A convertor furnace
in action at Impala
Platinum’s Mineral
Processes
 
Johannesburg, South Africa — MININGREVIEW.COM — 27 February 2009 – Impala Platinum Holdings Limited – the world’s second-largest producer of the metal – is not concerned by the Fitch Ratings decision to lower the company’s outlook from stable to negative.

“The main reason for the decision is what is happening in the motor vehicle industry, and not the company,” finance director Dawn Earp said in a mobile phone interview with Bloomberg News. “It really just means we’re on watch,” she said, adding that the downgrade was not as bad as what had happened to other companies.

About 60% of all platinum is used in auto-catalysts, according to Johnson Matthey Plc, which makes the devices. The global recession has crippled vehicle sales, propelling Toyot Motor Corporation – the world’s largest carmaker – toward its first operating loss in 71 years. The crisis has also forced General Motors Corporation and Chrysler LLC to seek government aid.
 
The negative outlook reflects Impala’s significant exposure to the deteriorating vehicle manufacturing industry, as well as falling platinum and palladium demand,” Fitch said in a statement. Last week, Impala said it would cut spending on new projects by a third and reduce output targets, after the price of the metal tumbled from a record last year.

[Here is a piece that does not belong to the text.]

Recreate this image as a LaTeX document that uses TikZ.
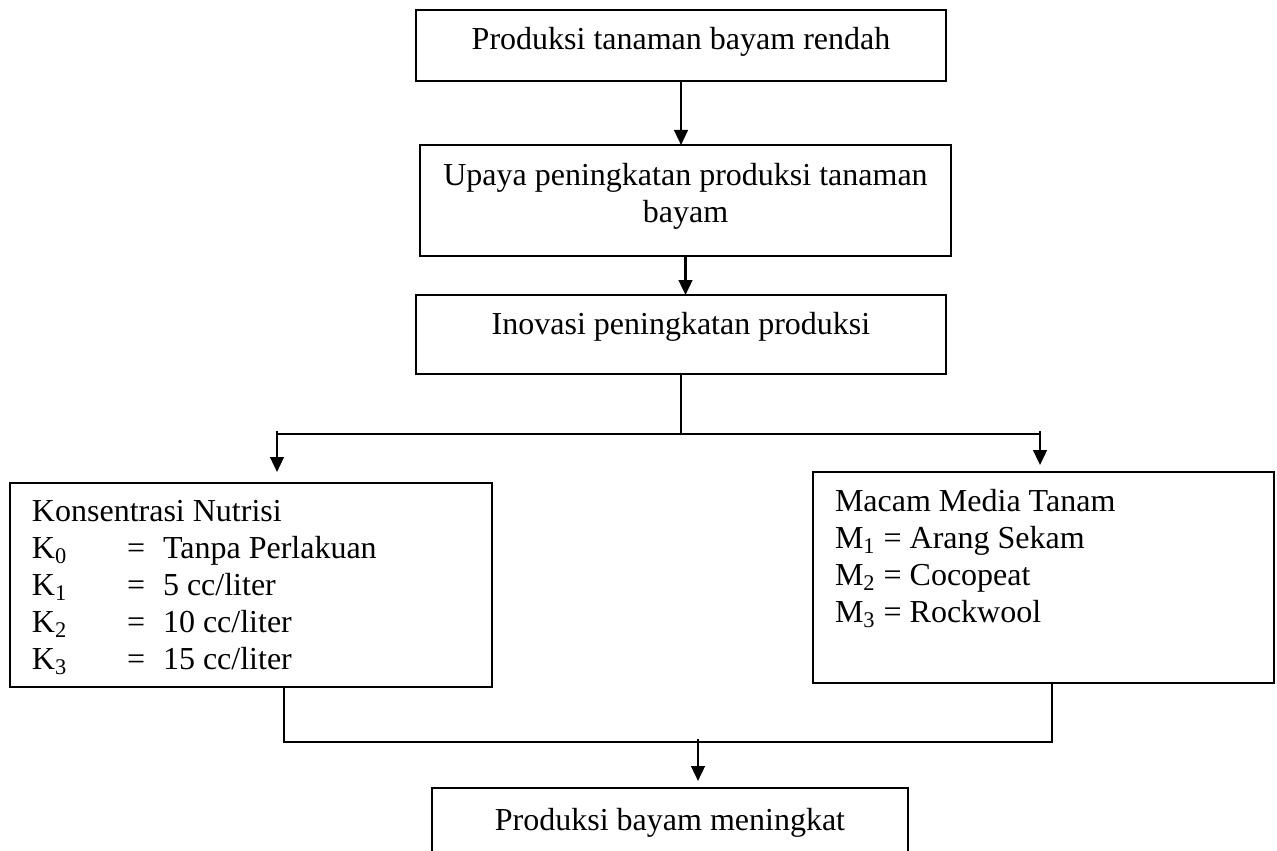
\documentclass[tikz,border=0pt]{standalone}
\usepackage{fontspec}
\setmainfont{Liberation Serif}
\usetikzlibrary{arrows.meta,calc}
\begin{document}
\begin{tikzpicture}[x=0.5pt,y=-0.5pt,line width=1pt,
  box/.style={draw,rectangle,inner sep=0pt,outer sep=0pt},
  txt/.style={inner sep=0pt,outer sep=0pt,font=\fontsize{16}{18.75}\selectfont},
  arr/.style={line width=1.3pt,-{Triangle[length=7.5pt,width=6.8pt]}}]
\useasboundingbox[fill=white] (0,0) rectangle (1277,850);
% boxes
\node[box,minimum width=265pt,minimum height=35.5pt] (b1) at (681,45.5) {};
\node[box,minimum width=265.5pt,minimum height=55.5pt] (b2) at (685.5,200.5) {};
\node[box,minimum width=265pt,minimum height=39.5pt] (b3) at (681,334.5) {};
\node[box,minimum width=241pt,minimum height=102pt] (bK) at (251,585) {};
\node[box,minimum width=230.5pt,minimum height=105.5pt] (bM) at (1043.5,577.5) {};
\begin{scope}
\clip (0,0) rectangle (1277,850);
\node[box,minimum width=238pt,minimum height=41pt] (b4) at (670,829) {};
\end{scope}
% texts
\node[txt,anchor=base] (t1) at (681,50) {Produksi tanaman bayam rendah};
\node[txt,anchor=base] (t2a) at (685.5,185) {Upaya peningkatan produksi tanaman};
\node[txt,anchor=base] (t2b) at (685.5,222.5) {bayam};
\node[txt,anchor=base] (t3) at (681,334) {Inovasi peningkatan produksi};
\node[txt,anchor=base west] (k0) at (32,521) {Konsentrasi Nutrisi};
\node[txt,anchor=base west] (k1) at (32,558) {\makebox[47.5pt][l]{K\textsubscript{0}}=\hspace{9pt}Tanpa Perlakuan};
\node[txt,anchor=base west] (k2) at (32,595) {\makebox[47.5pt][l]{K\textsubscript{1}}=\hspace{9pt}5 cc/liter};
\node[txt,anchor=base west] (k3) at (32,632) {\makebox[47.5pt][l]{K\textsubscript{2}}=\hspace{9pt}10 cc/liter};
\node[txt,anchor=base west] (k4) at (32,669) {\makebox[47.5pt][l]{K\textsubscript{3}}=\hspace{9pt}15 cc/liter};
\node[txt,anchor=base west] (m0) at (835,511) {Macam Media Tanam};
\node[txt,anchor=base west] (m1) at (835,548) {M\textsubscript{1} = Arang Sekam};
\node[txt,anchor=base west] (m2) at (835,585) {M\textsubscript{2} = Cocopeat};
\node[txt,anchor=base west] (m3) at (835,622) {M\textsubscript{3} = Rockwool};
\node[txt,anchor=base] (t4) at (670,830) {Produksi bayam meningkat};
% connectors
\coordinate (hy) at (0,434);
\coordinate (lk) at (277,431);
\coordinate (rm) at (1040,431);
\coordinate (hb) at (0,742);
\coordinate (kx) at (284,0);
\coordinate (mx) at (1052,0);
\coordinate (ax) at (698,739);
\draw[arr] (b1.south) -- (b1.south |- b2.north);
\draw[arr] (b2.south) -- (b2.south |- b3.north);
\draw (b3.south) -- (b3.south |- hy);
\draw (lk |- hy) -- (rm |- hy);
\draw[arr,shorten >=5.5pt] (lk) -- (lk |- bK.north);
\draw[arr,shorten >=3.5pt] (rm) -- (rm |- bM.north);
\draw (bK.south -| kx) -- (kx |- hb) -- (mx |- hb) -- (bM.south -| mx);
\draw[arr,shorten >=3.5pt] (ax) -- (ax |- b4.north);
\end{tikzpicture}
\end{document}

The company is seeking to retain cash, suspending a share buyback programme in November and abandoning plans to take over Mvelaphanda Resources Limited and Northam Platinum Limited, after platinum prices tumbled 55% in the second half of 2008. Rising credit costs have skewered other mining deals, including Xstrata Plc’s plan to take over Lonmin Plc.
 
Fitch said it would continue to monitor Impala’s attempts to preserve cash. The ratings agency said it expected Impala’s sales to fall as much as 40% this year.